Pero, ¿cuál es el punto? Pareciera que, a quienes creemos en un ideal regulativo como rector de la democracia, no nos queda más que quedarnos ‘al lado del camino’, predicando cómo deberían ser las cosas, frente a una facticidad política que nos demuestra una y otra vez que lo retórico, efectista y -en este caso particular- populista parece concitar más éxito empírico que la política que se hace siguiendo el ideal. Después de todo, y tratando de no caer en la burda simplificación, pareciera que el populismo conecta de mejor manera con lo inmediato y lo sensorial, mientras que la deliberación racional pareciera costarle a los ciudadanos un esfuerzo que, en condiciones de alienación -y especialmente en circunstancias de agotamiento y crisis de salud mental producto de la pandemia-, no tienen energías ni medios para realizar.
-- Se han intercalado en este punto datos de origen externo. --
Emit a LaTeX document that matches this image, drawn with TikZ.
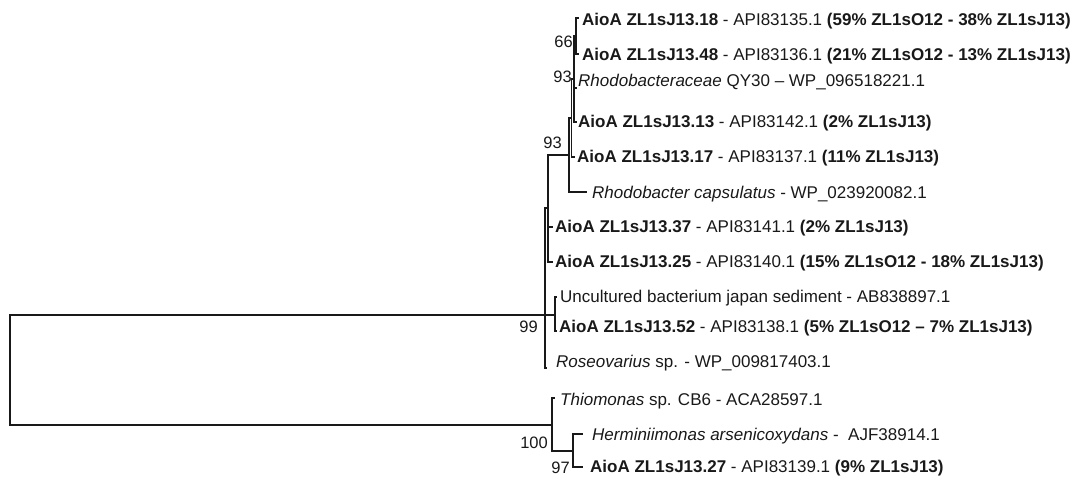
\documentclass[tikz,border=0pt]{standalone}
\usepackage{fontspec}
\setmainfont{Liberation Sans}
\definecolor{lc}{RGB}{25,25,25}
\definecolor{tc}{RGB}{25,25,25}
\newcommand\leaffont{\fontsize{17}{20}\selectfont}
\newcommand\bootfont{\fontsize{16.5}{20}\selectfont}
\tikzset{
  br/.style={line width=1.4pt, draw=lc},
  leaf/.style={anchor=base west, inner sep=0pt, font=\leaffont, text=tc},
  boot/.style={anchor=base east, inner sep=0pt, font=\bootfont, text=tc},
}
\begin{document}
\begin{tikzpicture}[x=1pt,y=-1pt]
\useasboundingbox (0,0) rectangle (1084,482);
% internal nodes
\coordinate (R) at (10,370);
\coordinate (F) at (545,315);
\coordinate (E) at (548,208);
\coordinate (D) at (569,155);
\coordinate (C) at (571.5,118);
\coordinate (B) at (574,79);
\coordinate (A) at (576,36);
\coordinate (G) at (555,315);
\coordinate (H) at (552,425);
\coordinate (I) at (573,451);
% tips
\coordinate (t1) at (579,18);
\coordinate (t2) at (579,54);
\coordinate (t3) at (577,88);
\coordinate (t4) at (577,122);
\coordinate (t5) at (575,157);
\coordinate (t6) at (587,192);
\coordinate (t7) at (553,227);
\coordinate (t8) at (553,262);
\coordinate (t9) at (557,297);
\coordinate (t10) at (557,331);
\coordinate (t11) at (547,368);
\coordinate (t12) at (555,398);
\coordinate (t13) at (583,434);
\coordinate (t14) at (583,467);
% branches
\draw[br] (R) |- (F);
\draw[br] (R) |- (H);
\draw[br] (F) |- (E);
\draw[br] (F) |- (G);
\draw[br] (F) |- (t11);
\draw[br] (E) |- (D);
\draw[br] (E) |- (t7);
\draw[br] (E) |- (t8);
\draw[br] (D) |- (C);
\draw[br] (D) |- (t6);
\draw[br] (C) |- (B);
\draw[br] (C) |- (t5);
\draw[br] (B) |- (A);
\draw[br] (B) |- (t3);
\draw[br] (B) |- (t4);
\draw[br] (A) |- (t1);
\draw[br] (A) |- (t2);
\draw[br] (G) |- (t9);
\draw[br] (G) |- (t10);
\draw[br] (H) |- (t12);
\draw[br] (H) |- (I);
\draw[br] (I) |- (t13);
\draw[br] (I) |- (t14);
% leaf labels
\node[leaf] (L1) at (582,25) {\textbf{AioA ZL1sJ13.18} - API83135.1 \textbf{(59\% ZL1sO12 - 38\% ZL1sJ13)}};
\node[leaf] (L2) at (582,60) {\textbf{AioA ZL1sJ13.48} - API83136.1 \textbf{(21\% ZL1sO12 - 13\% ZL1sJ13)}};
\node[leaf] (L3) at (578,86) {\textit{Rhodobacteraceae} QY30 – WP\_096518221.1};
\node[leaf] (L4) at (578,127) {\textbf{AioA ZL1sJ13.13} - API83142.1 \textbf{(2\% ZL1sJ13)}};
\node[leaf] (L5) at (577,162) {\textbf{AioA ZL1sJ13.17} - API83137.1 \textbf{(11\% ZL1sJ13)}};
\node[leaf] (L6) at (592,198) {\textit{Rhodobacter capsulatus} - WP\_023920082.1};
\node[leaf] (L7) at (555,232) {\textbf{AioA ZL1sJ13.37} - API83141.1 \textbf{(2\% ZL1sJ13)}};
\node[leaf] (L8) at (555,267) {\textbf{AioA ZL1sJ13.25} - API83140.1 \textbf{(15\% ZL1sO12 - 18\% ZL1sJ13)}};
\node[leaf] (L9) at (560,302) {Uncultured bacterium japan sediment - AB838897.1};
\node[leaf] (L10) at (559,332) {\textbf{AioA ZL1sJ13.52} - API83138.1 \textbf{(5\% ZL1sO12 – 7\% ZL1sJ13)}};
\node[leaf] (L11) at (556,367) {\textit{Roseovarius} sp. - WP\_009817403.1};
\node[leaf] (L12) at (560,405) {\textit{Thiomonas} sp. CB6 - ACA28597.1};
\node[leaf] (L13) at (592,440) {\textit{Herminiimonas arsenicoxydans} -\ \ AJF38914.1};
\node[leaf] (L14) at (590,472) {\textbf{AioA ZL1sJ13.27} - API83139.1 \textbf{(9\% ZL1sJ13)}};
% bootstrap values
\node[boot] (b66) at (573,47) {66};
\node[boot] (b93a) at (572,82) {93};
\node[boot] (b93b) at (562,148) {93};
\node[boot] (b99) at (538,332) {99};
\node[boot] (b100) at (548,448) {100};
\node[boot] (b97) at (570,473) {97};
\end{tikzpicture}
\end{document}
Fenómenos como el de Pamela Jiles nos llaman, a quienes creemos en un modelo ideal de deliberación política, a estar alertas ante la posibilidad de que nuestro reclamo se convierta en una mera prédica moralista, una simple crítica de cómo deberían ser las cosas en un mundo ideal, ajeno al nuestro, que nunca podremos alcanzar. Peor aún: que nuestra confianza en un modelo ideal se convierta en un ‘yo tengo mejores credenciales morales que tú’, cuestión que resulta a todas luces imposible de justificar. Si llegamos a ese punto, entonces el modelo ideal reclama simplemente ser abandonado. Debemos hacer el esfuerzo por lograr que un modelo ideal de democracia se convierta en algo más que eso, si hemos de revitalizar una política ‘de buena manera’ y conseguir algo mejor que lo que se ha hecho en los últimos treinta años.